Project

Digitally-boosted approaches to break the analog noise limit

Code
G002724N
Duration
01 January 2024 → 31 December 2027
Funding
Research Foundation - Flanders (FWO)
Promotor-spokesperson
Research disciplines
  • Engineering and technology
    • Analogue, RF and mixed signal integrated circuits
Keywords
analog noise limit
 
Project description

Although today's electronic systems implement most of their functionality in the digital domain, several analog operations, above all the analog-to-digital conversion (ADC), remain necessary when interfacing with physical-world applications. An example is data communication where ever higher bandwidths are required.

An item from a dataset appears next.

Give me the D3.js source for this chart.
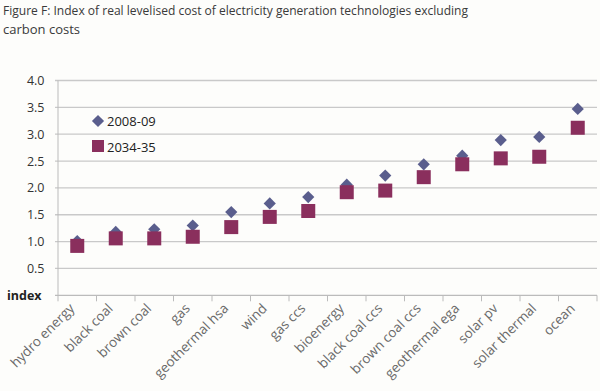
<!DOCTYPE html>
<html>
<head>
<meta charset="utf-8">
<script src="https://cdn.jsdelivr.net/npm/d3@7"></script>
<style>
  body { margin: 0; background: #fdfdfb; }
  text { font-family: "Open Sans", "Noto Sans", sans-serif; }
</style>
</head>
<body>
<div id="viz"></div>
<script>
// data
const CATEGORIES = ["hydro energy", "black coal", "brown coal", "gas", "geothermal hsa", "wind", "gas ccs",
  "bioenergy", "black coal ccs", "brown coal ccs", "geothermal ega", "solar pv", "solar thermal", "ocean"];
const SERIES_NAMES = ["2008-09", "2034-35"];
const VALUES_2008 = [1.01, 1.18, 1.23, 1.30, 1.55, 1.71, 1.83, 2.06, 2.23, 2.44, 2.60, 2.89, 2.95, 3.47];
const VALUES_2034 = [0.92, 1.06, 1.06, 1.09, 1.27, 1.46, 1.57, 1.92, 1.95, 2.20, 2.44, 2.55, 2.58, 3.12];
const Y_TICKS = [0.5, 1.0, 1.5, 2.0, 2.5, 3.0, 3.5, 4.0];

const width = 600, height = 391;
const mLeft = 58, mRight = 597, mTop = 80.5, mBottom = 295.3;
const DIAMOND_COL = "#5a5e8d", SQUARE_COL = "#8a2f5d";

var svg = d3.select("#viz").append("svg").attr("width", width).attr("height", height);
svg.append("rect").attr("width", width).attr("height", height).attr("fill", "#fdfdfb");

// title
svg.append("text").attr("x", 3).attr("y", 15).attr("font-size", 13.5).attr("fill", "#3a3a3a")
  .attr("textLength", 465).attr("lengthAdjust", "spacingAndGlyphs")
  .text("Figure F: Index of real levelised cost of electricity generation technologies excluding");
svg.append("text").attr("x", 3).attr("y", 33.5).attr("font-size", 13.5).attr("fill", "#3a3a3a")
  .attr("textLength", 77).attr("lengthAdjust", "spacingAndGlyphs")
  .text("carbon costs");

var x = d3.scaleBand().domain(CATEGORIES).range([mLeft, mRight]);
var y = d3.scaleLinear().domain([0, 4]).range([mBottom, mTop]);

// gridlines
svg.append("g").selectAll("line").data(Y_TICKS).enter().append("line")
  .attr("x1", mLeft - 3).attr("x2", mRight)
  .attr("y1", d => y(d)).attr("y2", d => y(d))
  .attr("stroke", "#c9c9c9").attr("stroke-width", 1.3);

// y tick labels
svg.append("g").selectAll("text").data(Y_TICKS).enter().append("text")
  .attr("x", 44.5).attr("y", d => y(d) + 4.5).attr("text-anchor", "end")
  .attr("font-size", 12.5).attr("fill", "#333")
  .text(d => d.toFixed(1));
svg.append("text").attr("x", 7).attr("y", y(0) + 4.5).attr("font-size", 12.5)
  .attr("font-weight", "bold").attr("fill", "#222").text("index");

// axes lines
svg.append("line").attr("x1", mLeft).attr("x2", mLeft).attr("y1", mTop).attr("y2", mBottom)
  .attr("stroke", "#bbb").attr("stroke-width", 1);
svg.append("line").attr("x1", mLeft - 3).attr("x2", mRight).attr("y1", mBottom).attr("y2", mBottom)
  .attr("stroke", "#bbb").attr("stroke-width", 1.3);
var bounds = CATEGORIES.map(c => x(c)).concat([mRight]);
svg.append("g").selectAll("line").data(bounds).enter().append("line")
  .attr("x1", d => d).attr("x2", d => d).attr("y1", mBottom).attr("y2", mBottom + 6)
  .attr("stroke", "#bbb");

// category labels
svg.append("g").selectAll("text").data(CATEGORIES).enter().append("text")
  .attr("transform", d => "translate(" + (x(d) + x.bandwidth() / 2 - 2) + "," + (mBottom + 14) + ") rotate(-45)")
  .attr("text-anchor", "end").attr("font-size", 13.5).attr("fill", "#6a6a6a")
  .text(d => d);

// series: diamonds first, squares drawn over them
var cx = d => x(d) + x.bandwidth() / 2;
var diamond = d3.symbol().type(d3.symbolDiamond2).size(95);
svg.append("g").selectAll("path").data(CATEGORIES).enter().append("path")
  .attr("d", diamond)
  .attr("transform", (d, i) => "translate(" + cx(d) + "," + y(VALUES_2008[i]) + ")")
  .attr("fill", DIAMOND_COL);
svg.append("g").selectAll("rect").data(CATEGORIES).enter().append("rect")
  .attr("x", (d, i) => cx(d) - 7).attr("y", (d, i) => y(VALUES_2034[i]) - 7)
  .attr("width", 14).attr("height", 14).attr("fill", SQUARE_COL);

// legend
var lg = svg.append("g");
lg.append("path").attr("d", diamond).attr("transform", "translate(98,121)").attr("fill", DIAMOND_COL);
lg.append("rect").attr("x", 92).attr("y", 140).attr("width", 12).attr("height", 12).attr("fill", SQUARE_COL);
lg.append("text").attr("x", 107).attr("y", 126).attr("font-size", 13).attr("fill", "#222").text(SERIES_NAMES[0]);
lg.append("text").attr("x", 107).attr("y", 152).attr("font-size", 13).attr("fill", "#222").text(SERIES_NAMES[1]);
</script>
</body>
</html>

A basic problem though is that traditional analog solutions based on opamps and comparators are limited in performance by their intrinsic accuracy-speed-power trade-offs due to noise and mismatch, and do not shrink in chip area in scaled CMOS technologies. Highly-digital time-encoding converter solutions (e.g. VCO-based ADCs) have recently emerged as alternatives that scale better and intrinsically have the potential of much better area and power efficiency. But their overall performance still lags behind the traditional circuits and is still far below the theoretical limits. Therefore, the current way of building time-encoding ADCs needs to be rethought to bridge the 200x power efficiency gap between the state of the art and the theoretical noise limit. The project's goal is to close this gap by fundamentally exploring innovative digitally-boosted circuits and architectures with drastically increased bandwidth/power performance. A fundamental study of the optimal analog-digital partitioning will lead to novel structures to be explored and prototyped in silicon, including cascaded and stochastic converters.